ほかにもクラフト販売会やご当地ヒーローイベントもあり、大人から子供まで地元の方で大変賑わいます。一度足を運べば、南部鉄器をより身近に感じられることでしょう。
また、南部鉄器の歴史を伝える「奥州市伝統産業会館 キューポラの館」も必見です。実際にものづくりに使われてきた道具が展示されており、これまでの軌跡を見学できます。
伝統を守ってきた先人達の熱意に思いを馳せながら、現代にまで続く伝統工芸品の趣をじっくりと味わうことができるでしょう。

南部鉄器の風鈴が彩る音風景

南部鉄器の魅力を体感できるスポットはほかにもあります。
JR東北本線の水沢駅では、毎年6〜8月頃に南部鉄器の風鈴がたくさん吊るされるのが夏の風物詩となっているのです。鉄器が奏でる音色は、まるで本物の楽器のよう。一般的なガラス製の風鈴とはまたひと味ちがった澄んだ音がホームに響き、涼やかなサウンドスケープを演出するので、一聴の価値があるでしょう。

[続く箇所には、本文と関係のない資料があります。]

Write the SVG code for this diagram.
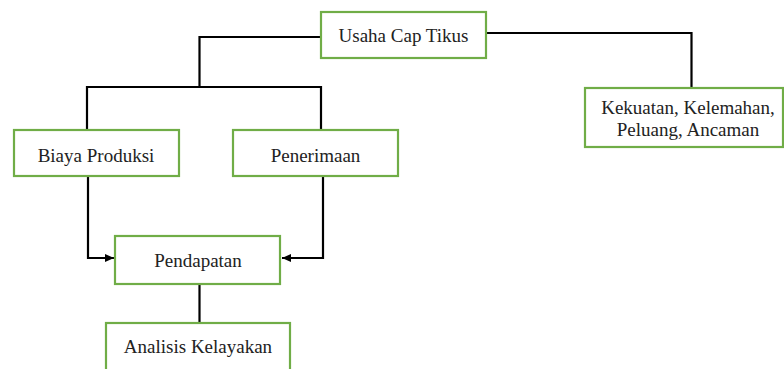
<svg xmlns="http://www.w3.org/2000/svg" width="784" height="369" viewBox="0 0 784 369">
<style>
.box{fill:#fff;stroke:#70AD47;stroke-width:2.2}
.lbl{font-size:19px;fill:#222;text-anchor:middle}
.ln{fill:none;stroke:#000;stroke-width:2.2}
</style>
<defs>
<marker id="ah" markerWidth="10" markerHeight="10" refX="9" refY="5" orient="auto" markerUnits="userSpaceOnUse">
<path d="M0,1 L9,5 L0,9 Z" fill="#000"/>
</marker>
</defs>
<rect width="784" height="369" fill="#fff"/>
<g id="connectors">
<path class="ln" d="M321,37 H199.5 V87"/>
<path class="ln" d="M87,130 V87 H321 V130"/>
<path class="ln" d="M486,33 H691.5 V88"/>
<path class="ln" d="M88,176 V258 H114" marker-end="url(#ah)"/>
<path class="ln" d="M323,176 V258 H282" marker-end="url(#ah)"/>
<path class="ln" d="M199.5,284 V323"/>
</g>
<g font-family="Liberation Serif, Times New Roman, Times, serif">
<g id="usaha">
<rect class="box" x="321" y="12" width="165" height="46"/>
<text class="lbl" x="403.5" y="41.5">Usaha Cap Tikus</text>
</g>
<g id="kekuatan">
<rect class="box" x="585" y="88" width="198" height="59"/>
<text class="lbl" x="688" y="113.5">Kekuatan, Kelemahan,</text>
<text class="lbl" x="688" y="136">Peluang, Ancaman</text>
</g>
<g id="biaya">
<rect class="box" x="14" y="130" width="165" height="46"/>
<text class="lbl" x="96" y="161.5">Biaya Produksi</text>
</g>
<g id="penerimaan">
<rect class="box" x="233" y="130" width="165" height="46"/>
<text class="lbl" x="315.5" y="161.5">Penerimaan</text>
</g>
<g id="pendapatan">
<rect class="box" x="115" y="236" width="165" height="48"/>
<text class="lbl" x="198" y="266.5">Pendapatan</text>
</g>
<g id="analisis">
<rect class="box" x="106" y="323" width="184" height="60"/>
<text class="lbl" x="198" y="353">Analisis Kelayakan</text>
</g>
</g>
</svg>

実際に工房をご覧になりたい方は、及源鋳造株式会社の「OIGENファクトリーショップ」にも注目です。予約制で、専門スタッフの方がガイドをしてくださいます。店内はセレクトショップのような内装で、トラディショナルなものからモダンなものまで、豊富なデザインの鉄器に出会えることでしょう。
ご紹介したスポットにご興味のある方は、ぜひ一度足を運んでみてください。きっと南部鉄器の奥深さを感じることができるはずです。